I used the time in the first three months of the fellowship to gain increased self-awareness - my strengths, weaknesses, the kind of leader that I wanted to be and the kind of leader that I was. After taking multiple assessments and reviewing the results, I started focusing on different practices I could develop to help me document and reflect on my journey. I read the book The Mindful Geek and started implementing a few mindful practices. In addition to better performance, studies show that mindfulness leads to increased innovation, improved level of charisma, and increased focus. I also started journaling. Initially it felt forced and I dreading sitting down at the end of the day to write down my daily activities. I changed the way I completed by journal. I started using journaling to document key decisions, expected outcomes and actual outcomes. I am using my journal to further fine-tune my strengths and document my leadership growth.

At the end of the summer, my father passed away. He had been sick for some time and I knew the end was near. Despite all of that, his passing broke my heart. I know that he is in a better place, free of pain and immobility, but I miss him so much. I was truly blessed to have had an amazing father who loved Christ and his family, who shared himself with us through his presence and his stories and who supported us in all of our efforts. Although there are times when thoughts of him make me cry, there are other times where some memory of him makes me smile. Now as we head into the holidays, I am reminded of my all-time favorite Christmas Eve, December 24, 1988. (My mom, my siblings and I were living in the US, but my father was still living in Liberia. Based on his visa status, he could not stay with us longer than 3 months. He used to travel back and forth between Liberia and Minnesota.) After we had opened our gifts at midnight on that snowy Christmas Eve, we heard the doorbell ring. We were all scared and ran upstairs to look down the large widow upstairs to see who was at the door. My mom flicked on the front door light as we arrived at the window. When we looked down, my dad looked up and we all screamed with joy to see him. My siblings and I ran downstairs, opened the door and jumped into his arms. What an amazing Christmas it was! I am dreading this holiday season, but I know that in community with my family and friends, I will be able to find moments of laughter and smiles.

In September, I started the Executive Healthcare MBA at the University of St. Thomas. My children helped make the first day of school exciting for me. Initially they were worried that I would be the only “old” person in my class. I reassured them that most people would be around my age. They made breakfast for me and took many first day pictures. In the first month, I took the class, Managing Self and Others. I was learned the science behind different leadership styles and the probability of being effective with each style. I am now taking the following classes: Management of Organizational Behavior and Overview of the Healthcare System.

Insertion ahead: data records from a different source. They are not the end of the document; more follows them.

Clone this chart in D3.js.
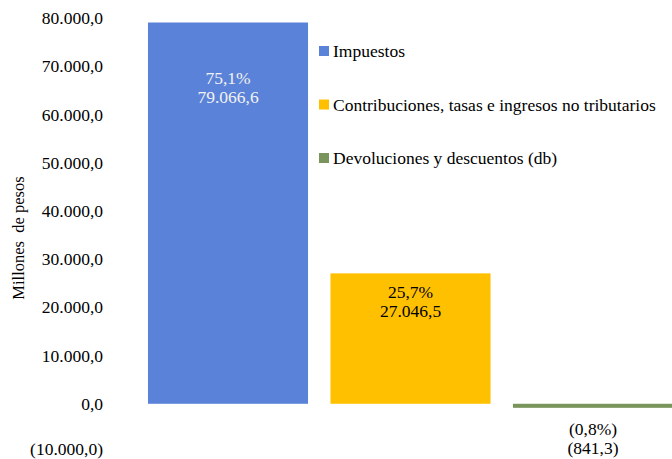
<!DOCTYPE html>
<html>
<head>
<meta charset="utf-8">
<script src="https://cdn.jsdelivr.net/npm/d3@7"></script>
<style>
  body { margin: 0; background: #fff; }
</style>
</head>
<body>
<div id="chart"></div>
<script>
// Data
var categories = ["Impuestos", "Contribuciones, tasas e ingresos no tributarios", "Devoluciones y descuentos (db)"];
var values = [79066.6, 27046.5, -841.3];
var shares = [75.1, 25.7, -0.8];
var colors = ["#5a82d8", "#ffc000", "#7a955c"];
var yTicks = [-10000, 0, 10000, 20000, 30000, 40000, 50000, 60000, 70000, 80000];

var width = 672, height = 459;
var serif = "'Liberation Serif', 'Times New Roman', Times, 'DejaVu Serif', serif";

var svg = d3.select("#chart").append("svg")
    .attr("width", width)
    .attr("height", height)
    .style("font-family", serif);

// Scales
var x = d3.scaleBand()
    .domain(categories)
    .range([136.75, 684.25])
    .paddingInner(0.123)
    .paddingOuter(0.0615);

var y = d3.scaleLinear()
    .domain([-10000, 80000])
    .range([452, 18]);

// Spanish number format: 79.066,6
var loc = d3.formatLocale({decimal: ",", thousands: ".", grouping: [3], currency: ["$", ""]});
var fmt = loc.format(",.1f");
function fmtNeg(v) {
    return v < 0 ? "(" + fmt(-v) + ")" : fmt(v);
}

// Y axis (labels only)
var yAxis = d3.axisLeft(y)
    .tickValues(yTicks)
    .tickSize(0)
    .tickPadding(0)
    .tickFormat(fmtNeg);

var gy = svg.append("g")
    .attr("transform", "translate(103,0)")
    .call(yAxis);
gy.attr("font-family", null).attr("font-size", null);
gy.select(".domain").remove();
gy.selectAll("text")
    .style("font-family", serif)
    .style("font-size", "17.5px")
    .attr("fill", "#000")
    // lowest label sits on the bottom edge; lift it a touch so it is not clipped
    .attr("dy", function(d) { return d < 0 ? "0.15em" : "0.32em"; });

// Axis title
svg.append("text")
    .attr("transform", "translate(24,238)rotate(-90)")
    .attr("text-anchor", "middle")
    .style("font-family", serif)
    .style("font-size", "16.5px")
    .style("white-space", "pre")
    .text("Millones  de pesos");

// Bars
svg.selectAll("rect.bar")
    .data(categories)
    .enter()
    .append("rect")
    .attr("class", "bar")
    .attr("x", function(d) { return x(d); })
    .attr("width", x.bandwidth())
    .attr("y", function(d, i) { return y(Math.max(0, values[i])); })
    .attr("height", function(d, i) { return Math.abs(y(values[i]) - y(0)); })
    .attr("fill", function(d, i) { return colors[i]; });

// Bar labels (share on first line, amount on second)
var labels = svg.selectAll("g.lbl")
    .data(categories)
    .enter()
    .append("g")
    .attr("class", "lbl")
    .attr("transform", function(d, i) {
        var cx = x(d) + x.bandwidth() / 2;
        var cy = values[i] > 0 ? y(values[i] * 0.855) : y(0) + 25;
        return "translate(" + cx + "," + cy + ")";
    });

labels.append("text")
    .attr("text-anchor", "middle")
    .attr("dy", "0.35em")
    .style("font-family", serif)
    .style("font-size", "17.5px")
    .attr("fill", function(d, i) { return i === 0 ? "#f2f2f2" : "#000"; })
    .text(function(d, i) {
        var s = loc.format(".1f")(Math.abs(shares[i])) + "%";
        return shares[i] < 0 ? "(" + s + ")" : s;
    });

labels.append("text")
    .attr("text-anchor", "middle")
    .attr("y", 19)
    .attr("dy", "0.35em")
    .style("font-family", serif)
    .style("font-size", "17.5px")
    .attr("fill", function(d, i) { return i === 0 ? "#f2f2f2" : "#000"; })
    .text(function(d, i) { return fmtNeg(values[i]); });

// Legend
var legend = svg.selectAll("g.leg")
    .data(categories)
    .enter()
    .append("g")
    .attr("class", "leg")
    .attr("transform", function(d, i) { return "translate(319," + (51 + i * 53.5) + ")"; });

legend.append("rect")
    .attr("x", 0)
    .attr("y", -5)
    .attr("width", 10)
    .attr("height", 10)
    .attr("fill", function(d, i) { return colors[i]; });

legend.append("text")
    .attr("x", 14)
    .attr("dy", "0.35em")
    .style("font-family", serif)
    .style("font-size", "17.5px")
    .text(function(d) { return d; });
</script>
</body>
</html>
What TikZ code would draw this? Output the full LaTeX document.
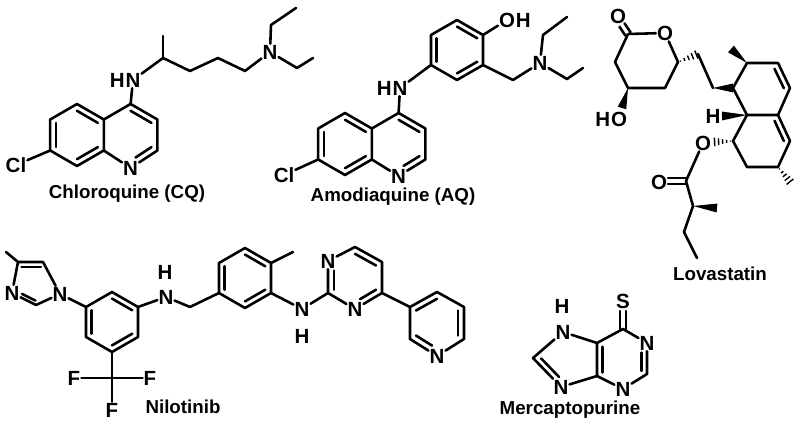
\documentclass[tikz,border=0pt]{standalone}
\usepackage{fontspec}
\setmainfont{Liberation Sans}
\usetikzlibrary{calc}
\tikzset{
  atom/.style={font=\bfseries\fontsize{17.5}{17.5}\selectfont, inner sep=0.8pt},
  title/.style={font=\bfseries\fontsize{16}{18}\selectfont, inner sep=0pt},
  bond/.style={line width=2.2pt, line join=round, line cap=round},
  hl/.style={atom,anchor=east,xshift=1.2pt},
  hr/.style={atom,anchor=west,xshift=-1.2pt}
}
\newcommand{\dbin}[4][]{\draw[bond,#1] ($(#2)!0.22!(#4)$) -- ($(#3)!0.22!(#4)$);}
\newcommand{\dpar}[2]{\draw[bond] ($(#1)!2.6pt!90:(#2)$) -- ($(#2)!2.6pt!-90:(#1)$);
  \draw[bond] ($(#1)!2.6pt!-90:(#2)$) -- ($(#2)!2.6pt!90:(#1)$);}
\newcommand{\wdg}[2]{\fill ($(#1)$) -- ($(#2)!3.8pt!90:(#1)$) -- ($(#2)!3.8pt!-90:(#1)$) -- cycle;}
\newcommand{\hsh}[2]{\foreach \t [evaluate=\t as \d using \t*4] in {0.12,0.32,0.52,0.72,0.92} {
  \draw[line width=1.2pt] ($(#1)!\t!(#2)!\d pt!90:(#2)$) -- ($(#1)!\t!(#2)!\d pt!-90:(#2)$);}}
\begin{document}
\begin{tikzpicture}[x=0.03cm,y=-0.03cm]
\useasboundingbox (0,0) rectangle (800,430);
% ================= Chloroquine
\coordinate (a1) at (77,104); \coordinate (a2) at (103.8,119.5); \coordinate (a3) at (103.8,150.5);
\coordinate (a4) at (77,166); \coordinate (a5) at (50.2,150.5); \coordinate (a6) at (50.2,119.5);
\coordinate (b1) at (130.6,104); \coordinate (b2) at (157.4,119.5); \coordinate (b3) at (157.4,150.5);
\coordinate (L1) at (77,135); \coordinate (R1) at (130.6,135);
\node[atom] (qN) at (130.6,168) {N};
\node[atom] (cl1) at (16,165) {Cl};
\node[atom] (n1) at (133,80) {N}; \node[hl] at (n1.west) {H};
\node[atom] (n2) at (270,52) {N};
\coordinate (c1) at (163,58); \coordinate (m1) at (163,36); \coordinate (c2) at (190,71);
\coordinate (c3) at (218,58); \coordinate (c4) at (245,71);
\coordinate (e1) at (271,25); \coordinate (e2) at (296,8); \coordinate (e3) at (297,68); \coordinate (e4) at (313,58);
\draw[bond] (a1)--(a2)--(a3)--(a4)--(a5)--(a6)--cycle;
\draw[bond] (a2)--(b1)--(b2)--(b3)--(qN)--(a3);
\dbin{a1}{a2}{L1} \dbin{a6}{a5}{L1} \dbin{a4}{a3}{L1}
\dbin{b1}{b2}{R1} \dbin[shorten >=5pt]{b3}{qN}{R1}
\draw[bond] (a5)--(cl1); \draw[bond] (b1)--(n1);
\draw[bond] (n1)--(c1)--(c2)--(c3)--(c4)--(n2); \draw[bond] (c1)--(m1);
\draw[bond] (n2)--(e1)--(e2); \draw[bond] (n2)--(e3)--(e4);
\node[title] (t1) at (127,194) {Chloroquine (CQ)};
% ================= Amodiaquine
\coordinate (d1) at (345,113); \coordinate (d2) at (371.8,128.5); \coordinate (d3) at (371.8,159.5);
\coordinate (d4) at (345,175); \coordinate (d5) at (318.2,159.5); \coordinate (d6) at (318.2,128.5);
\coordinate (f1) at (398.6,113); \coordinate (f2) at (425.4,128.5); \coordinate (f3) at (425.4,159.5);
\coordinate (L2) at (345,144); \coordinate (R2) at (398.6,144);
\node[atom] (aN) at (398.6,176) {N};
\node[atom] (cl2) at (284,175) {Cl};
\node[atom] (n3) at (400,88) {N}; \node[hl] at (n3.west) {H};
\coordinate (p1) at (457,20); \coordinate (p2) at (483,35); \coordinate (p3) at (483,65);
\coordinate (p4) at (457,80); \coordinate (p5) at (431,65); \coordinate (p6) at (431,35);
\coordinate (P) at (457,50);
\node[atom] (oh) at (507,20) {O}; \node[hr] at (oh.east) {H};
\coordinate (ch) at (513,80);
\node[atom] (n4) at (540,63) {N};
\coordinate (e5) at (543,35); \coordinate (e6) at (567,17); \coordinate (e7) at (567,79); \coordinate (e8) at (583,68);
\draw[bond] (d1)--(d2)--(d3)--(d4)--(d5)--(d6)--cycle;
\draw[bond] (d2)--(f1)--(f2)--(f3)--(aN)--(d3);
\dbin{d1}{d2}{L2} \dbin{d6}{d5}{L2} \dbin{d4}{d3}{L2}
\dbin{f1}{f2}{R2} \dbin[shorten >=5pt]{f3}{aN}{R2}
\draw[bond] (d5)--(cl2); \draw[bond] (f1)--(n3); \draw[bond] (n3)--(p5);
\draw[bond] (p1)--(p2)--(p3)--(p4)--(p5)--(p6)--cycle;
\dbin{p6}{p5}{P} \dbin{p1}{p2}{P} \dbin{p4}{p3}{P}
\draw[bond] (p2)--(oh); \draw[bond] (p3)--(ch)--(n4);
\draw[bond] (n4)--(e5)--(e6); \draw[bond] (n4)--(e7)--(e8);
\node[title] (t2) at (393,197) {Amodiaquine (AQ)};
% ================= Lovastatin
\coordinate (l2) at (628,34); \coordinate (odT) at (622,25);
\node[atom] (od) at (618,16) {O};
\node[atom] (oR) at (665,33) {O};
\coordinate (l6) at (678,62); \coordinate (l5) at (665,88); \coordinate (l4) at (628,88); \coordinate (l3) at (615,62);
\draw[bond] (l2)--(oR)--(l6)--(l5)--(l4)--(l3)--(l2);
\dpar{l2}{odT}
\node[atom] (hoO) at (619,119) {O}; \node[hl] at (hoO.west) {H};
\coordinate (hoT) at (622,108);
\wdg{l4}{hoT}
\coordinate (l7) at (698,54); \coordinate (l8) at (713,88);
\hsh{l6}{l7}
\draw[bond] (l7)--(l8);
\coordinate (r1) at (733,88); \coordinate (r2) at (747,63); \coordinate (r3) at (778,63);
\coordinate (r4) at (790,88); \coordinate (r5) at (778,115); \coordinate (r6) at (747,115);
\coordinate (U) at (762,89);
\wdg{l8}{r1}
\draw[bond] (r1)--(r2)--(r3)--(r4)--(r5)--(r6)--cycle;
\dbin{r3}{r4}{U}
\coordinate (me1) at (731,49); \wdg{r2}{me1}
\coordinate (s3) at (790,141); \coordinate (s4) at (778,167); \coordinate (s5) at (747,167); \coordinate (s6) at (733,141);
\coordinate (D) at (762,141);
\draw[bond] (r5)--(s3)--(s4)--(s5)--(s6)--(r6);
\dbin{r5}{s3}{D}
\node[atom] (hH) at (713,116) {H}; \coordinate (hT) at (722,116); \wdg{r6}{hT}
\node[atom] (eO) at (703,143) {O}; \coordinate (eT) at (713,142); \hsh{s6}{eT}
\coordinate (k1) at (686,181); \coordinate (kOT) at (668,181);
\node[atom] (kO) at (659,182) {O};
\draw[bond] (eO)--(k1); \dpar{k1}{kOT}
\coordinate (k2) at (693,206); \coordinate (km) at (717,208); \coordinate (k3) at (684,232); \coordinate (k4) at (697,258);
\draw[bond] (k1)--(k2)--(k3)--(k4); \wdg{k2}{km}
\coordinate (rm) at (791,183); \hsh{s4}{rm}
\node[title] (t3) at (720,274) {Lovastatin};
% ================= Nilotinib
\coordinate (im4) at (18,262); \coordinate (im5) at (43,262); \coordinate (im2) at (36,305);
\node[atom] (nim1) at (60,294) {N}; \node[atom] (nim3) at (12,293) {N};
\coordinate (I) at (34,285); \coordinate (imm) at (6,252);
\draw[bond] (im4)--(im5)--(nim1)--(im2)--(nim3)--(im4)--(imm);
\dbin{im4}{im5}{I} \dbin[shorten >=5pt]{im2}{nim3}{I}
\coordinate (v1) at (112,292); \coordinate (v2) at (138,307); \coordinate (v3) at (138,337);
\coordinate (v4) at (112,352); \coordinate (v5) at (86,337); \coordinate (v6) at (86,307);
\coordinate (B1) at (112,322);
\draw[bond] (v1)--(v2)--(v3)--(v4)--(v5)--(v6)--cycle;
\dbin{v1}{v2}{B1} \dbin{v3}{v4}{B1} \dbin{v5}{v6}{B1}
\draw[bond] (nim1)--(v6);
\node[atom] (nn1) at (166,297) {N}; \node[atom] (hn1) at (165,272) {H};
\coordinate (ch2) at (190,307);
\coordinate (w1) at (245,248); \coordinate (w2) at (271,263); \coordinate (w3) at (271,293);
\coordinate (w4) at (245,308); \coordinate (w5) at (219,293); \coordinate (w6) at (219,263);
\coordinate (B2) at (245,278);
\draw[bond] (v2)--(nn1)--(ch2)--(w5);
\draw[bond] (w1)--(w2)--(w3)--(w4)--(w5)--(w6)--cycle;
\dbin{w6}{w5}{B2} \dbin{w1}{w2}{B2} \dbin{w3}{w4}{B2}
\coordinate (wm) at (293,252); \draw[bond] (w2)--(wm);
\node[atom] (nn2) at (302,309) {N}; \node[atom] (hn2) at (302,336) {H};
\coordinate (q6) at (355,247); \coordinate (q5) at (382,262); \coordinate (q4) at (382,293);
\coordinate (q2) at (328,293);
\node[atom] (qn3) at (355,309) {N}; \node[atom] (qn1) at (328,261) {N};
\coordinate (Q) at (355,278);
\draw[bond] (w3)--(nn2)--(q2);
\draw[bond] (q2)--(qn1)--(q6)--(q5)--(q4)--(qn3)--(q2);
\dbin[shorten <=5pt]{qn1}{q2}{Q} \dbin{q6}{q5}{Q} \dbin[shorten >=5pt]{q4}{qn3}{Q}
\coordinate (y1) at (410,307); \coordinate (y2) at (437,292); \coordinate (y3) at (464,307);
\coordinate (y4) at (464,339); \coordinate (y6) at (410,339);
\node[atom] (yN) at (437,356) {N};
\coordinate (Y) at (437,323);
\draw[bond] (q4)--(y1);
\draw[bond] (y1)--(y2)--(y3)--(y4)--(yN)--(y6)--(y1);
\dbin{y1}{y2}{Y} \dbin{y3}{y4}{Y} \dbin[shorten >=5pt]{y6}{yN}{Y}
\coordinate (cf) at (112,378);
\node[atom] (f1n) at (74,378) {F}; \node[atom] (f2n) at (150,378) {F}; \node[atom] (f3n) at (112,410) {F};
\draw[bond] (v4)--(cf); \draw[bond] (f1n)--(f2n); \draw[bond] (cf)--(f3n);
\node[title] (t4) at (183,407) {Nilotinib};
% ================= Mercaptopurine
\node[atom] (mN9) at (563,332) {N}; \node[atom] (mH) at (562,306) {H};
\coordinate (mC8) at (533,358);
\node[atom] (mN7) at (561,387) {N};
\coordinate (mC5) at (597,376); \coordinate (mC4) at (597,343); \coordinate (mC6) at (623,329);
\node[atom] (mS) at (623,301) {S}; \coordinate (mST) at (623,311);
\node[atom] (mN1) at (647,343) {N};
\coordinate (mC2) at (647,374);
\node[atom] (mN3) at (623,389) {N};
\coordinate (I5) at (570,360); \coordinate (H6) at (622,360);
\draw[bond] (mN9)--(mC8)--(mN7)--(mC5)--(mC4)--(mN9);
\draw[bond] (mC4)--(mC6)--(mN1)--(mC2)--(mN3)--(mC5);
\dbin[shorten >=5pt]{mC8}{mN7}{I5} \dbin{mC5}{mC4}{H6} \dbin[shorten <=5pt]{mN1}{mC2}{H6}
\dpar{mC6}{mST}
\node[title] (t5) at (570,410) {Mercaptopurine};
\end{tikzpicture}
\end{document}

I have truly enjoyed privilege of learning. We just finished a case study on Southwest Airlines. In a volatile market, Southwest Airlines led the industry with innovation, remained profitable for four decades and never laid off an employee due to economic downturn. The secret to their success appears to be their former CEO Herb Kelleher, and the organization he established. He entered the market not just to make money, but also to democratize the skies and make air travel affordable. He had a leadership style that was “fun” and “flamboyant”. In addition, he prioritized his employees above all and, in return, they exhibited excellent customer services. He was one of the few leaders that have the ability to drive for success in a fun, engaging environment. I want to be able to do that authentically. His favorite quote was “think small and act small and we’ll get bigger, think big and act big and we’ll get smaller”.

I love this quote. As I consider the goal of transforming as a leader, at times, I feel so ill equipped. I feel that transforming into the leader I want to be is a daunting endeavor. When I feel insecure, I think of Kelleher’s quote and focus on changing one small behavior or adding a small practice to my daily routine. I am confident that, in a year and a half, when I look back at all the small steps, I will have taken a significant journey.